Isaac, ambassadeur de Charlemagne auprès d’Haroun-al-Rachid
Charlemagne, soucieux de se procurer des biens rares venus d’orient – parfums, épices ou bijoux-, mais aussi désireux de nouer des liens politiques, envoya deux ambassadeurs auprès du Calife Haroun-al-Rachid, à Damas. Il leur adjoignit le juif Isaac, qui parlait couramment l’arabe, pour traduire un dialogue espéré. Mais cette situation n’était que l’apparence des choses ! Avant de partir, Isaac avait été initié aux secrets diplomatiques de Charlemagne.
Les deux ambassadeurs officiels mourront en chemin et Isaac se trouva, ainsi, de fait, le seul interlocuteur du puissant Calife. A son retour, cinq ans après son départ, il passe par Jérusalem, puis passe en Égypte et longe la côte jusqu’à Carthage. Il retrouve Charlemagne en 802 devenu Empereur deux ans plus tôt. Ce dernier le reçoit, à Aix-la-Chapelle, en audience solennelle.

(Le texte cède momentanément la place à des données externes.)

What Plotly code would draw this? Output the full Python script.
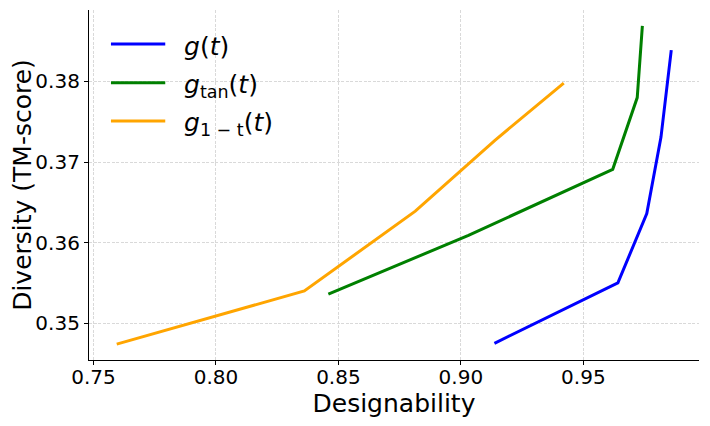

Isaac ne fit pas le chemin du retour entièrement seul. Il fut accompagné, de près ou de loin, par Abul-Abbas, un magnifique éléphant venu d’Asie, un éléphant albinos extrêmement rare offert en cadeau diplomatique par le Calife Haroun-al-Rachid. Cet éléphant précieux doit son nom au fondateur de la dynastie abbasside, un hommage original.
Traité avec bienveillance par l’empereur, les juifs étaient surtout à l’abri, près de lui, des tracasseries et des vexations dans ce qui est aujourd’hui l’Allemagne, sans doute épargnée par le fait que l’église y était moins puissante que celle qui grandissait à grands pas sur le territoire français actuel. Dès le IXème siècle, on les retrouve en nombre à Magdebourg ou à Ratisbonne. Certains continuèrent leur chemin vers des terres slaves, la Pologne ou la Bohème, au-delà du fleuve Oder. Le Yiddish Land pouvait, alors, prendre forme.